## Given instruction
Retype the stretch of lines that starts at the line containing "Write a Python" and ends at the line containing "from matplotlib.lines import Line2D", inclusive. Do not include pictures.

## Extracted entries

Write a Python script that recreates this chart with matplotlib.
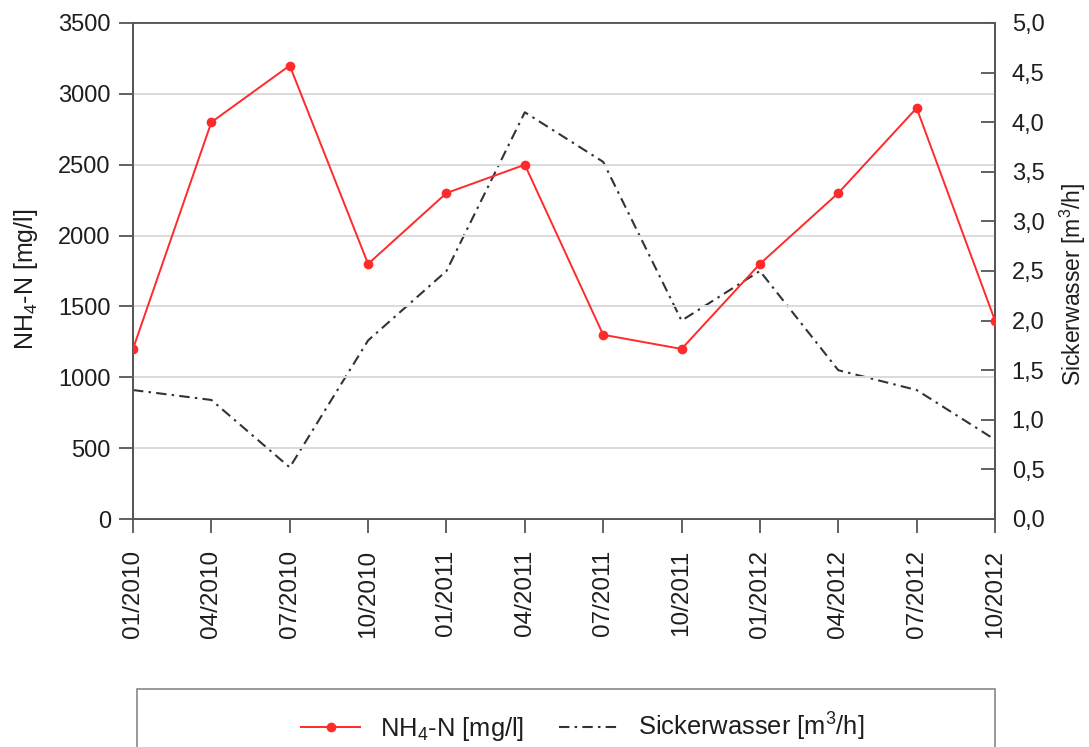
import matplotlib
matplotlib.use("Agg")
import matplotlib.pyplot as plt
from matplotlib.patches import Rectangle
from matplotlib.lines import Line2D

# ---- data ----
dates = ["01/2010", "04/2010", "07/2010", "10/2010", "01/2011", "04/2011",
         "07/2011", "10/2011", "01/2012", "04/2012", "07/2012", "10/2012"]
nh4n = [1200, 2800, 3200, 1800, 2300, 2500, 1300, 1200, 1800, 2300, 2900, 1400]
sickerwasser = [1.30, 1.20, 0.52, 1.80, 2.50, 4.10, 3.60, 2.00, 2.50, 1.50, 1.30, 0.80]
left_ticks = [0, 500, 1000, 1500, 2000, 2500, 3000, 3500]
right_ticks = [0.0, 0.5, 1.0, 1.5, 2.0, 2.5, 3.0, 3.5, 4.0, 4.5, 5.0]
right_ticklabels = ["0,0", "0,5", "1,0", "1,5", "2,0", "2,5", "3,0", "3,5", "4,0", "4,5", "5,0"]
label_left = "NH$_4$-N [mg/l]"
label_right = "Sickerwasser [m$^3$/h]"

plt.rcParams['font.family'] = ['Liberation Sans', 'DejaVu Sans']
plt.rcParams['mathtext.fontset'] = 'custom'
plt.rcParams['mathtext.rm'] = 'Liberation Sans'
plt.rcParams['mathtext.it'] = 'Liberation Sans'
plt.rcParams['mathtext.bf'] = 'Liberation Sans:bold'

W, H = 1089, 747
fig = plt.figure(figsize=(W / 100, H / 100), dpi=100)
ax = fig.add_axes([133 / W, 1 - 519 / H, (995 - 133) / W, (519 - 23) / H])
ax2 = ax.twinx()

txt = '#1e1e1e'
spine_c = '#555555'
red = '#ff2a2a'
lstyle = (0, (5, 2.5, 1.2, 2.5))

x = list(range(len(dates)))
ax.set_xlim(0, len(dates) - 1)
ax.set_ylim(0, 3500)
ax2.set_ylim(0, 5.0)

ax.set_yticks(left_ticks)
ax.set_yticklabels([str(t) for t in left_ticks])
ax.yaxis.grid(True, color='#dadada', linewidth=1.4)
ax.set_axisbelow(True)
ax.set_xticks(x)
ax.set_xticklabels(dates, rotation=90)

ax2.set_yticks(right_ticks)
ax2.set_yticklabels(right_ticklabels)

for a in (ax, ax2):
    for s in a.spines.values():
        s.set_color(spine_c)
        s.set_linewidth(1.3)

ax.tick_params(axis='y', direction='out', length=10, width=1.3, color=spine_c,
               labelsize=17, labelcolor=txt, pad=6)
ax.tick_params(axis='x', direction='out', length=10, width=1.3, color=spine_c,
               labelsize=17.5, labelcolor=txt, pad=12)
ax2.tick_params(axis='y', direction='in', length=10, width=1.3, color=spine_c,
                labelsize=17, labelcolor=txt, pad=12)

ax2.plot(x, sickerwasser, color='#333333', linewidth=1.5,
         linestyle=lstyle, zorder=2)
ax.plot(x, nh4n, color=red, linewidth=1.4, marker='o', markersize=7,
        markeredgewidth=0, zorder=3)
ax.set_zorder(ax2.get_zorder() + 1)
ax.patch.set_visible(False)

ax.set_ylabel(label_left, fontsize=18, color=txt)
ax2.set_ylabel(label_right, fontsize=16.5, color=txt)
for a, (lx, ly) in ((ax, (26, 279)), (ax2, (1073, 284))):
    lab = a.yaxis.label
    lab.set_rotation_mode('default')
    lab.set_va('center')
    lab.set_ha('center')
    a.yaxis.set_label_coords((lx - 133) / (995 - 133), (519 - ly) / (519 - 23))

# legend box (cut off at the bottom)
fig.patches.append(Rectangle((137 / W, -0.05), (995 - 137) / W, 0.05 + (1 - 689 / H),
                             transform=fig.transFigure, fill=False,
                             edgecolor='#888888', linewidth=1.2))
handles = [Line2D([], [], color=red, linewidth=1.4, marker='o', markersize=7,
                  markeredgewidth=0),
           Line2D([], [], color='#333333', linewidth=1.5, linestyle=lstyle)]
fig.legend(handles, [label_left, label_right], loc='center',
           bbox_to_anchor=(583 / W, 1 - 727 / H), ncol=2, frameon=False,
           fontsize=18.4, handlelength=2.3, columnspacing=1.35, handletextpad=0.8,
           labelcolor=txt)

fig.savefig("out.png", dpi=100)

* * *

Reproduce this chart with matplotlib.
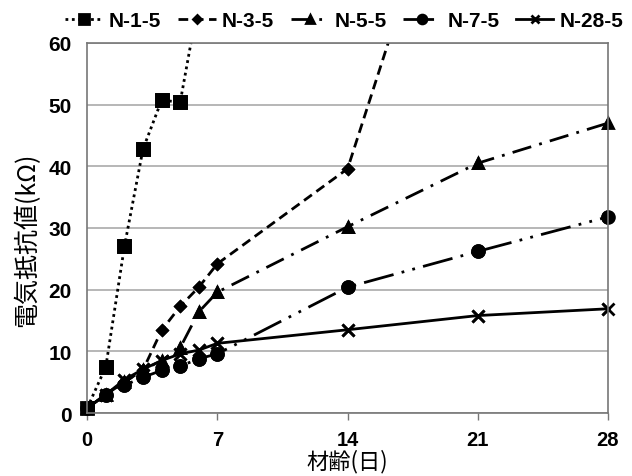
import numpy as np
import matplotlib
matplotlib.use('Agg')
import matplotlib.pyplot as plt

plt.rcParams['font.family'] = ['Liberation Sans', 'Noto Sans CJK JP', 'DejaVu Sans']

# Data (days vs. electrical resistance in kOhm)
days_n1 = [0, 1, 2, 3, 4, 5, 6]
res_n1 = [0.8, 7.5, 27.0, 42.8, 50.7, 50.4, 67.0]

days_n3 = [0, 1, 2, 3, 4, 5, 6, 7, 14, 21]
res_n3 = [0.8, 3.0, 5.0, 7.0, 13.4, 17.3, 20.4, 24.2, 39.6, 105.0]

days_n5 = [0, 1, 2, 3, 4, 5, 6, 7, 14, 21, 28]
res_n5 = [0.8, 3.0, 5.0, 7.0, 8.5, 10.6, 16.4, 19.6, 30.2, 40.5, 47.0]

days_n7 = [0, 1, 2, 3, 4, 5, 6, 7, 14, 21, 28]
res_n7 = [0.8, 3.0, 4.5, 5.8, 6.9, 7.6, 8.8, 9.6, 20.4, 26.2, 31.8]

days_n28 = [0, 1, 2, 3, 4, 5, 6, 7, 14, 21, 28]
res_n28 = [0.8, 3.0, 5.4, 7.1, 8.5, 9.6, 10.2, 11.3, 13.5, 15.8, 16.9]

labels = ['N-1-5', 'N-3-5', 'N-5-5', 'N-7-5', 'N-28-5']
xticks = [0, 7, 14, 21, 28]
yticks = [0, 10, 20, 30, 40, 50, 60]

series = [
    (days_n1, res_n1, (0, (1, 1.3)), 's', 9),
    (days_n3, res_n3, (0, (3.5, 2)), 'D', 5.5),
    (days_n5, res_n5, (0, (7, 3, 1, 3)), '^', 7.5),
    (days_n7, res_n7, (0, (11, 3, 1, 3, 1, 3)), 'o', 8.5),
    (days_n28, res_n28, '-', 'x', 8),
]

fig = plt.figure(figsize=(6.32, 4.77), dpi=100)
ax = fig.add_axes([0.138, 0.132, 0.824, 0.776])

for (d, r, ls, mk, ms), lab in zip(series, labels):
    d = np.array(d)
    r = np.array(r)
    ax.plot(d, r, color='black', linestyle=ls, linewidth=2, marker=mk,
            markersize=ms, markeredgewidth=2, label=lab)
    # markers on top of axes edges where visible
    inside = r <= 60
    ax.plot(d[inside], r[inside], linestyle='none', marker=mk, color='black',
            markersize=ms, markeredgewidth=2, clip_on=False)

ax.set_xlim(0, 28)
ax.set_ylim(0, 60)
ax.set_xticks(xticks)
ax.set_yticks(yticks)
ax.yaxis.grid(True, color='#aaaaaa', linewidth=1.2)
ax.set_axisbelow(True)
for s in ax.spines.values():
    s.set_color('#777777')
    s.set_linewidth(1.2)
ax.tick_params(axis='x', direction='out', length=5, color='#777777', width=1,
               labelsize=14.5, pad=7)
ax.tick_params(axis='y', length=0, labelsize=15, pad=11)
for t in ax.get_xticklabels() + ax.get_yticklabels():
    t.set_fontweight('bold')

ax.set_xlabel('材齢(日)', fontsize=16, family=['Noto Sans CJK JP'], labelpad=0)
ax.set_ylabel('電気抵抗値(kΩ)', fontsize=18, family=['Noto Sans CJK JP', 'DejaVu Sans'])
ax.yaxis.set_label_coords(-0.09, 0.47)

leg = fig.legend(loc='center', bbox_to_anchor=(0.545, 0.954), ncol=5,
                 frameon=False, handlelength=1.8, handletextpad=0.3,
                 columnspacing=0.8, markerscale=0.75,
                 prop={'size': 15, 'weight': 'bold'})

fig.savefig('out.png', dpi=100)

## Expected answer
Write a Python script that recreates this chart with matplotlib.
import matplotlib
matplotlib.use("Agg")
import matplotlib.pyplot as plt
from matplotlib.patches import Rectangle
from matplotlib.lines import Line2D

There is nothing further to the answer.